Av. Gülşah Ekin: Çocuk hakları yasaları var ama, uygulama eksik

Av. Gülşah Ekin: Çocuk hakları yasaları var ama, uygulama eksik
 Muhabir
Geleceğe Yön Ver Derneği Başkan Yardımcısı Av. Gülşah Ekin, çocuk haklarını koruyan yasaların yeterli olduğunu, fakat uygulamada eksiklikler bulunduğunu söyledi.

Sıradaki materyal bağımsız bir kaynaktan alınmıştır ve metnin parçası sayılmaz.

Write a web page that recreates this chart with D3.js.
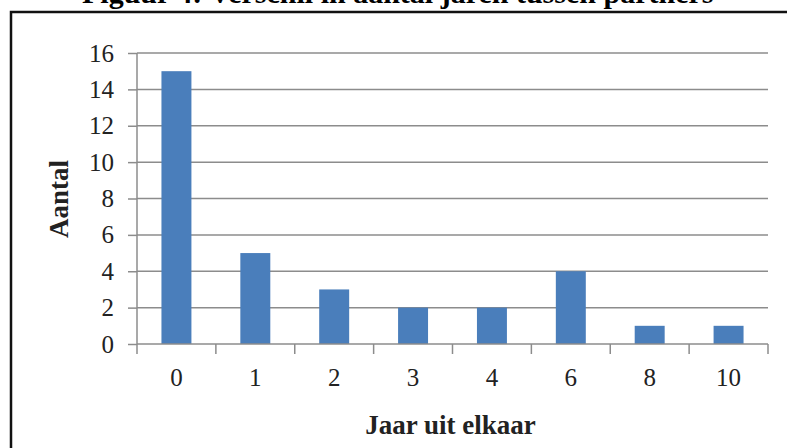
<!DOCTYPE html>
<html>
<head>
<meta charset="utf-8">
<script src="https://cdn.jsdelivr.net/npm/d3@7"></script>
<style>
  body { margin: 0; background: #fff; }
  svg { display: block; }
  .tick text { font-family: "Liberation Serif", "Times New Roman", serif; font-size: 25px; fill: #222; }
</style>
</head>
<body>
<svg id="chart" width="787" height="448"></svg>
<script>
// values
const categories = ["0", "1", "2", "3", "4", "6", "8", "10"];
const counts = [15, 5, 3, 2, 2, 4, 1, 1];
const yTicks = [0, 2, 4, 6, 8, 10, 12, 14, 16];

const svg = d3.select("#chart");
const margin = {left: 137, right: 19, top: 53, bottom: 104};
const width = 787 - margin.left - margin.right;
const height = 448 - margin.top - margin.bottom;

// caption above the frame, cut off by the top edge as in the source
svg.append("text")
  .attr("x", 82)
  .attr("y", 3)
  .attr("font-family", "Liberation Serif, serif")
  .attr("font-weight", "bold")
  .attr("font-size", 30)
  .text("Figuur 4: Verschil in aantal jaren tussen partners");

// frame
svg.append("rect")
  .attr("x", 11).attr("y", 12)
  .attr("width", 800).attr("height", 460)
  .attr("fill", "#fff")
  .attr("stroke", "#111")
  .attr("stroke-width", 2.5);

const g = svg.append("g")
  .attr("transform", `translate(${margin.left},${margin.top})`);

const x = d3.scaleBand()
  .domain(categories)
  .range([0, width])
  .paddingInner(0.62)
  .paddingOuter(0.31);

const y = d3.scaleLinear()
  .domain([0, 16])
  .range([height, 0]);

// gridlines
g.append("g")
  .selectAll("line")
  .data(yTicks.slice(1))
  .enter()
  .append("line")
  .attr("x1", 0)
  .attr("x2", width)
  .attr("y1", d => y(d))
  .attr("y2", d => y(d))
  .attr("stroke", "#8c8c8c")
  .attr("stroke-width", 1.5);

// bars
g.append("g")
  .selectAll("rect")
  .data(counts)
  .enter()
  .append("rect")
  .attr("x", (d, i) => x(categories[i]))
  .attr("y", d => y(d))
  .attr("width", x.bandwidth())
  .attr("height", d => height - y(d))
  .attr("fill", "#4a7ebb");

// y axis
const yAxis = g.append("g")
  .call(d3.axisLeft(y).tickValues(yTicks).tickSize(9).tickPadding(14));
yAxis.selectAll("line, path").attr("stroke", "#8c8c8c").attr("stroke-width", 1.5);
yAxis.select(".domain").attr("d", `M0,0V${height}`);

// x axis: ticks on band boundaries
const xAxis = g.append("g")
  .attr("transform", `translate(0,${height})`);
xAxis.append("line")
  .attr("x1", 0).attr("x2", width)
  .attr("stroke", "#8c8c8c").attr("stroke-width", 1.5);
const step = x.step();
xAxis.selectAll("line.tk")
  .data(d3.range(categories.length + 1))
  .enter()
  .append("line")
  .attr("class", "tk")
  .attr("x1", i => i * step)
  .attr("x2", i => i * step)
  .attr("y1", 0)
  .attr("y2", 10)
  .attr("stroke", "#8c8c8c")
  .attr("stroke-width", 1.5);
xAxis.selectAll("text")
  .data(categories)
  .enter()
  .append("text")
  .attr("x", d => x(d) + x.bandwidth() / 2)
  .attr("y", 42)
  .attr("text-anchor", "middle")
  .attr("font-family", "Liberation Serif, serif")
  .attr("font-size", 25)
  .attr("fill", "#222")
  .text(d => d);

// axis titles
svg.append("text")
  .attr("x", margin.left + width / 2 - 2)
  .attr("y", 434)
  .attr("text-anchor", "middle")
  .attr("font-family", "Liberation Serif, serif")
  .attr("font-weight", "bold")
  .attr("font-size", 27)
  .attr("fill", "#222")
  .text("Jaar uit elkaar");

svg.append("text")
  .attr("transform", "translate(68,199) rotate(-90)")
  .attr("text-anchor", "middle")
  .attr("font-family", "Liberation Serif, serif")
  .attr("font-weight", "bold")
  .attr("font-size", 27)
  .attr("fill", "#222")
  .text("Aantal");
</script>
</body>
</html>
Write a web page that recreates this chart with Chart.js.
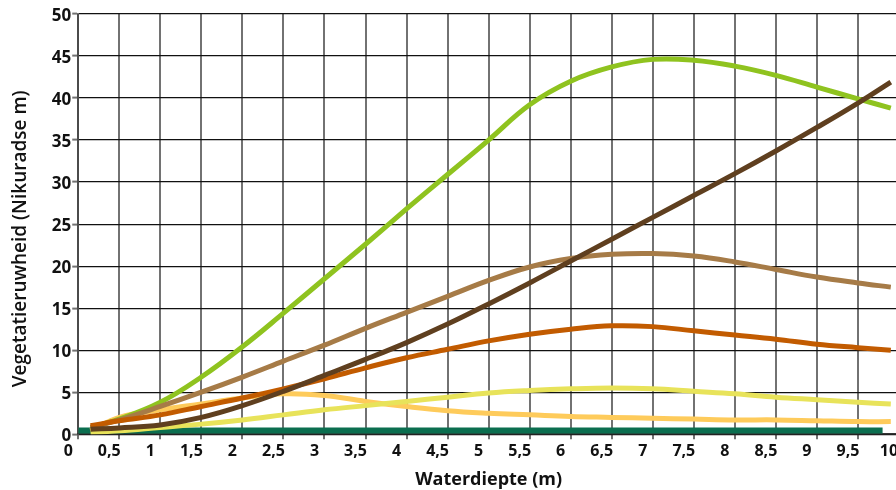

Geleceğe Yön Ver Derneği Başkan Yardımcısı Av. Gülşah Ekin, ’20 Kasım Dünya Çocuk Hakları’ nedeniyle Pusula Haber’den Samet Aktaş’a önemli açıklamalarda bulundu. Ekin, son zamanlarda toplumun kanayan yarası olan ‘çocuk hakları ihlaline’ ilişkin hukuki boyutu değerlendirdi. Ekin, her çocuğun doğuştan gelen temel yaşam hakkına sahip olduğunun altını çizdi.

İlk olarak Geleceğe Yön Ver Derneği adına yapılan çalışmalar hakkında bilgi veren Ekin, çocuk odaklı çalıştıklarına değindi. Geleceğin çocuklarda olduğunu dile getiren Ekin, “Geleceğe Yön Ver Derneği olarak, birlikte büyüdük ve birlikte güçlendik. Bugüne kadar 2 bin 939 çocuğa ve 10 bin 500 kişiye ulaştık. Afet bölgelerinde, özellikle Hatay ve Adıyaman’da afetten etkilenen çocuklara çocuk haklarını anlattık. Çocuk festivalleri düzenledik ve onların yeniden güçlenebilmesi için çeşitli çalışmalar atölyeler düzenledik. Bunu derneğimizde görev yapan avukatlar, ruh sağlığı uzmanları ve sosyal hizmet uzmanlarıyla birlikte, güçlü ve alanında yetkin bir ekiple gerçekleştirdik. Biz, çocuklara dokunmayı, onların güvende olmalarını ve kendilerini güvende hissetmelerini temel ilke edinen bir yapıyız. Çocuklar adına daha fazlasını yapabilmek için aralıksız çalışmaya devam ediyoruz” dedi.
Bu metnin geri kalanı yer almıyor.